§ To be done
Copy exactly the lines from the line containing "Convert this chart to Altair code." to the line containing "51.0, 68.0, 88.0]", both lines included, and omit any pictures.

§ Data
________________
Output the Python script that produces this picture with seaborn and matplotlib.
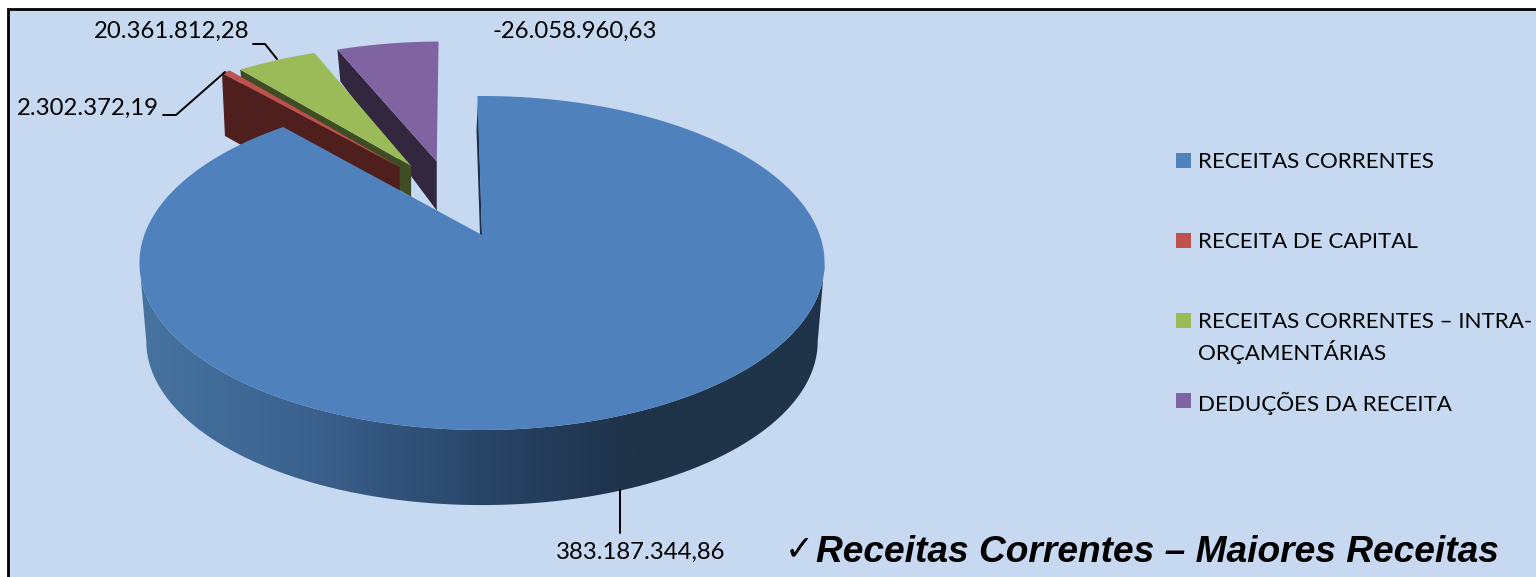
import numpy as np
import matplotlib
matplotlib.use('Agg')
import matplotlib.pyplot as plt
from matplotlib.colors import LinearSegmentedColormap
from matplotlib.patches import Polygon, Rectangle
import seaborn as sns

# dados
categorias = ['RECEITAS CORRENTES', 'RECEITA DE CAPITAL',
              'RECEITAS CORRENTES – INTRA-\nORÇAMENTÁRIAS', 'DEDUÇÕES DA RECEITA']
valores = [383187344.86, 2302372.19, 20361812.28, -26058960.63]
rotulos = ['383.187.344,86', '2.302.372,19', '20.361.812,28', '-26.058.960,63']
titulo = 'Receitas Correntes – Maiores Receitas'

sns.set_theme(style='white')
cores = sns.color_palette(['#4F81BD', '#C0504D', '#9BBB59', '#8064A2'])
cores_lado = ['#1E3048', '#4F1F1E', '#3F4D24', '#33273F']
fundo = '#C6D9F1'

# geometria da pizza 3D (em pixels da imagem)
CX, CY = 482, 235
R, H, K = 337.7, 162.3, 0.1676
ROT = -0.9


def proj(u, v, dz=0.0, enc=1.0):
    s = enc / (1 + K * v)
    return np.column_stack([CX + R * u * s, CY - H * v * s + dz])


def arco(a0, a1, n=200):
    t = np.radians(np.linspace(a0, a1, n))
    return np.sin(t), np.cos(t)


fig = plt.figure(figsize=(15.36, 5.77), dpi=100)
ax = fig.add_axes([0, 0, 1, 1])
ax.set_xlim(0, 1536)
ax.set_ylim(577, 0)
ax.axis('off')
ax.add_patch(Rectangle((8, 9), 1540, 600, fc=fundo, ec='black', lw=2))

# angulos a partir dos valores
abs_val = np.abs(valores)
angs = np.concatenate([[0], np.cumsum(abs_val) / abs_val.sum() * 360]) + ROT

# fatias destacadas: deslocamento (u, v) e altura do lado (vertice, borda)
desloc = {3: (-0.145, 0.49, 49, 32), 2: (-0.226, 0.458, 31, 28), 1: (-0.262, 0.45, 66, 63)}
for i in [3, 2, 1]:
    du, dv, h_ap, h_ext = desloc[i]
    u, v = arco(angs[i], angs[i + 1], 30)
    ext = proj(du + u, dv + v)
    ap = proj(np.array([du]), np.array([dv]))
    lado = np.array([ext[0], ap[0], ap[0] + [0, h_ap], ext[0] + [3, h_ext]])
    ax.add_patch(Polygon(lado, fc=cores_lado[i], ec='none', zorder=2))
    ax.add_patch(Polygon(np.vstack([ap, ext]), fc=cores[i], ec='none', zorder=3))

# lado da fatia principal com degrade
a_ext = np.degrees(np.arccos(-K))
u, v = arco(a_ext, 360 - a_ext)
topo = proj(u, v)
baixo = proj(u, v, dz=79, enc=0.98)
lado = Polygon(np.vstack([topo, baixo[::-1]]), fc='none', ec='none', zorder=4)
ax.add_patch(lado)
cmap = LinearSegmentedColormap.from_list('lado', [(0, '#47739F'), (0.23, '#3C6390'), (0.45, '#2C4B6F'),
                                                  (0.6, '#243B5A'), (0.72, '#1F3349'), (1, '#1F3349')])
grad = np.linspace(0, 1, 256)[np.newaxis, :]
im = ax.imshow(grad, extent=[140, 825, 577, 0], aspect='auto', cmap=cmap, zorder=4, interpolation='bilinear')
im.set_clip_path(lado)
ax.set_xlim(0, 1536)
ax.set_ylim(577, 0)

# parede interna fina e face superior
ax.add_patch(Polygon([[478, 100], [482, 235], [480, 235], [476.5, 130]], fc=cores_lado[0], ec='none', zorder=5))
u, v = arco(angs[0], angs[1], 400)
face = proj(np.append(u, 0), np.append(v, 0))
ax.add_patch(Polygon(face, fc=cores[0], ec='none', zorder=6))

# linhas de chamada e rotulos
ax.plot([620, 620], [490, 533], color='black', lw=1.4, zorder=7)
ax.plot([163, 176, 225], [115, 115, 72], color='black', lw=1.4, zorder=7)
ax.plot([253, 265, 277], [44, 44, 59], color='black', lw=1.4, zorder=7)
fonte = 'Lato'
ax.text(640.5, 552, rotulos[0], ha='center', va='center', fontsize=17.2, family=fonte, color='black')
ax.text(88, 108, rotulos[1], ha='center', va='center', fontsize=17.2, family=fonte, color='black')
ax.text(171.5, 31, rotulos[2], ha='center', va='center', fontsize=17.2, family=fonte, color='black')
ax.text(575, 31, rotulos[3], ha='center', va='center', fontsize=17.2, family=fonte, color='black')

# legenda
ys = [161, 241, 321, 401]
for cat, y, c in zip(categorias, ys, cores):
    ax.add_patch(Rectangle((1176, y - 8), 15, 15, fc=c, ec='none'))
    ax.text(1198, y - 9, cat, ha='left', va='top', fontsize=16.1, family=fonte,
            color='black', linespacing=1.38)

# titulo
ax.text(785, 549, '✓', ha='left', va='center', fontsize=25, family='DejaVu Sans', color='black')
ax.text(816, 552, titulo, ha='left', va='center', fontsize=26.7, family='Liberation Sans',
        fontweight='bold', fontstyle='italic', color='black')

fig.savefig('out.png', dpi=100)
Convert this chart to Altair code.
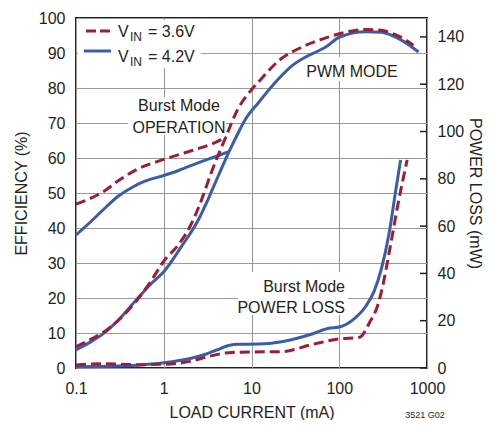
import altair as alt
import pandas as pd

# ---------------- data ----------------
# VIN = 3.6V
load_36_burst = [0.1, 0.15, 0.2, 0.3, 0.5, 1.0, 1.5, 2.5, 4.0, 5.2]
eff_36_burst = [46.8, 48.6, 50.2, 53.4, 56.8, 59.6, 61.0, 62.7, 64.6, 66.0]
load_36_pwm = [0.1, 0.15, 0.2, 0.3, 0.5, 0.7, 1.0, 1.5, 2.0, 2.6, 3.5, 5.0, 7.0, 10, 12, 20, 40, 70, 100, 200, 300, 400, 550, 700]
eff_36_pwm = [6.1, 8.3, 10.0, 13.5, 19.5, 24.5, 30.5, 35.5, 40.5, 47.0, 56.0, 65.5, 74.0, 79.5, 81.7, 87.6, 92.0, 94.3, 95.5, 96.7, 96.5, 95.6, 94.0, 92.2]
load_36_loss = [0.1, 0.2, 0.5, 1.0, 2.0, 3.2, 5.5, 10, 22, 50, 100, 170, 220, 280, 310, 380, 460, 594]
loss_36 = [1.3, 1.8, 1.4, 1.6, 2.8, 4.8, 6.5, 6.8, 6.9, 10.0, 12.3, 13.0, 19.0, 27.5, 34.0, 51.0, 68.0, 88.0]

# VIN = 4.2V
load_42_burst = [0.1, 0.15, 0.2, 0.3, 0.45, 0.6, 1.0, 1.5, 2.5, 4.0, 5.5]
eff_42_burst = [38.0, 42.0, 45.0, 49.0, 51.8, 53.3, 55.0, 56.5, 58.7, 60.5, 61.8]
load_42_pwm = [0.1, 0.15, 0.2, 0.28, 0.5, 0.7, 1.0, 1.6, 2.5, 3.2, 4.2, 5.5, 7.0, 8.5, 12, 20, 29, 41, 70, 100, 200, 300, 400, 600, 800]
eff_42_pwm = [5.2, 7.6, 9.6, 12.8, 19.8, 23.8, 27.5, 34.8, 42.5, 48.2, 55.0, 61.6, 67.0, 71.0, 75.8, 82.4, 86.4, 88.8, 91.7, 94.5, 96.1, 95.9, 95.0, 92.6, 90.3]
load_42_loss = [0.1, 0.3, 0.5, 1.0, 2.0, 3.0, 4.0, 5.5, 7.0, 12, 22, 50, 76, 100, 150, 200, 250, 300, 370, 440, 500]
loss_42 = [0.5, 0.8, 1.2, 2.2, 4.0, 5.8, 7.6, 9.5, 10.0, 10.1, 11.1, 14.5, 16.8, 17.3, 21.0, 26.0, 32.5, 41.5, 57.0, 75.0, 88.0]

x_ticks = [0.1, 1, 10, 100, 1000]
eff_ticks = list(range(0, 101, 10))
loss_ticks = list(range(0, 141, 20))

# ---------------- styling ----------------
FONT = "Liberation Sans"
RED = "#9b1d36"
BLUE = "#3d5ca8"
INK = "#231f20"
GRID = "#9a9a9a"
W, H = 351, 350


def frame(xs, ys, piece, col):
    return pd.DataFrame({"load": xs, col: ys, "piece": piece})


eff_36 = pd.concat([frame(load_36_burst, eff_36_burst, "burst", "eff"),
                    frame(load_36_pwm, eff_36_pwm, "pwm", "eff")])
eff_42 = pd.concat([frame(load_42_burst, eff_42_burst, "burst", "eff"),
                    frame(load_42_pwm, eff_42_pwm, "pwm", "eff")])
ls_36 = frame(load_36_loss, loss_36, "loss", "loss")
ls_42 = frame(load_42_loss, loss_42, "loss", "loss")
tick_df = pd.DataFrame({"loss": loss_ticks})
dummy = pd.DataFrame({"k": [0]})

X = alt.X("load:Q", scale=alt.Scale(type="log", domain=[0.1, 1000]),
          axis=alt.Axis(values=x_ticks, format="~g", title="LOAD CURRENT (mA)",
                        grid=True, ticks=False, labelPadding=12, titlePadding=8,
                        labelFlush=False, labelOverlap=False))
Y_EFF = alt.Y("eff:Q", scale=alt.Scale(domain=[0, 100], nice=False),
              axis=alt.Axis(values=eff_ticks, title="EFFICIENCY (%)", grid=True,
                            ticks=False, labelPadding=11, titlePadding=9,
                            labelFlush=False))
Y_LOSS = alt.Y("loss:Q", scale=alt.Scale(domain=[0, 148], nice=False),
               axis=alt.Axis(values=loss_ticks, orient="right", title="POWER LOSS (mW)",
                             grid=False, ticks=False, labelPadding=10, titlePadding=3,
                             labelFlush=False))


def rect(x1, x2, y1, y2):
    return alt.Chart(dummy).mark_rect(color="white").encode(
        x=alt.value(x1), x2=alt.value(x2), y=alt.value(y1), y2=alt.value(y2))


def txt(s, x, y, size=16, align="center", color=INK):
    return alt.Chart(dummy).mark_text(text=s, fontSize=size, align=align,
                                      baseline="alphabetic", font=FONT, color=color).encode(
        x=alt.value(x), y=alt.value(y))


def seg(x1, x2, y, color, dash=None):
    kw = dict(color=color, strokeWidth=3)
    if dash:
        kw["strokeDash"] = dash
    return alt.Chart(dummy).mark_rule(**kw).encode(
        x=alt.value(x1), x2=alt.value(x2), y=alt.value(y))


eff_blue = alt.Chart(eff_42).mark_line(color=BLUE, strokeWidth=3, interpolate="monotone").encode(
    x=X, y=Y_EFF, detail="piece:N")
eff_red = alt.Chart(eff_36).mark_line(color=RED, strokeWidth=3, strokeDash=[10, 5],
                                      interpolate="monotone").encode(
    x=X, y=Y_EFF, detail="piece:N")

left = alt.layer(
    rect(2, 125, 2, 50),          # legend box
    rect(52, 150, 79, 117),       # Burst Mode OPERATION box
    rect(222, 327, 39, 63),       # PWM MODE box
    rect(162, 272, 254, 297),     # Burst Mode POWER LOSS box
    eff_blue, eff_red,
    seg(10, 35, 13, RED, [10, 4]),
    seg(8, 35, 33, BLUE),
    txt("V", 42, 19, align="left"), txt("IN", 54, 23, size=12, align="left"),
    txt("= 3.6V", 72, 19, align="left"),
    txt("V", 42, 44, align="left"), txt("IN", 54, 48, size=12, align="left"),
    txt("= 4.2V", 72, 44, align="left"),
    txt("Burst Mode", 103, 93), txt("OPERATION", 103, 115),
    txt("PWM MODE", 276, 59),
    txt("Burst Mode", 269, 274, align="right"), txt("POWER LOSS", 269, 295, align="right"),
    txt("3521 G02", 349, 400, size=9, align="center"),
)

loss_blue = alt.Chart(ls_42).mark_line(color=BLUE, strokeWidth=3, interpolate="monotone").encode(
    x=X, y=Y_LOSS)
loss_red = alt.Chart(ls_36).mark_line(color=RED, strokeWidth=3, strokeDash=[10, 5],
                                      interpolate="monotone").encode(
    x=X, y=Y_LOSS)
ticks_right = alt.Chart(tick_df).mark_rule(color=INK, strokeWidth=1.5).encode(
    y=Y_LOSS, x=alt.value(W - 7), x2=alt.value(W))

right = alt.layer(loss_blue, loss_red, ticks_right)

chart = alt.layer(left, right).resolve_scale(y="independent").properties(
    width=W, height=H,
    autosize=alt.AutoSizeParams(type="none"),
    padding={"left": 68, "top": 10, "right": 58, "bottom": 52},
).configure_view(stroke=INK, strokeWidth=2).configure_axis(
    domain=False, gridColor=GRID, gridWidth=1.1, gridOpacity=1,
    labelFont=FONT, labelFontSize=16, labelColor=INK,
    titleFont=FONT, titleFontSize=16, titleColor=INK, titleFontWeight="normal",
)

chart.save("out.html", embed_options={"renderer": "svg", "actions": False})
________________
§ Result of this exercise
Convert this chart to Altair code.
import altair as alt
import pandas as pd

# ---------------- data ----------------
# VIN = 3.6V
load_36_burst = [0.1, 0.15, 0.2, 0.3, 0.5, 1.0, 1.5, 2.5, 4.0, 5.2]
eff_36_burst = [46.8, 48.6, 50.2, 53.4, 56.8, 59.6, 61.0, 62.7, 64.6, 66.0]
load_36_pwm = [0.1, 0.15, 0.2, 0.3, 0.5, 0.7, 1.0, 1.5, 2.0, 2.6, 3.5, 5.0, 7.0, 10, 12, 20, 40, 70, 100, 200, 300, 400, 550, 700]
eff_36_pwm = [6.1, 8.3, 10.0, 13.5, 19.5, 24.5, 30.5, 35.5, 40.5, 47.0, 56.0, 65.5, 74.0, 79.5, 81.7, 87.6, 92.0, 94.3, 95.5, 96.7, 96.5, 95.6, 94.0, 92.2]
load_36_loss = [0.1, 0.2, 0.5, 1.0, 2.0, 3.2, 5.5, 10, 22, 50, 100, 170, 220, 280, 310, 380, 460, 594]
loss_36 = [1.3, 1.8, 1.4, 1.6, 2.8, 4.8, 6.5, 6.8, 6.9, 10.0, 12.3, 13.0, 19.0, 27.5, 34.0, 51.0, 68.0, 88.0]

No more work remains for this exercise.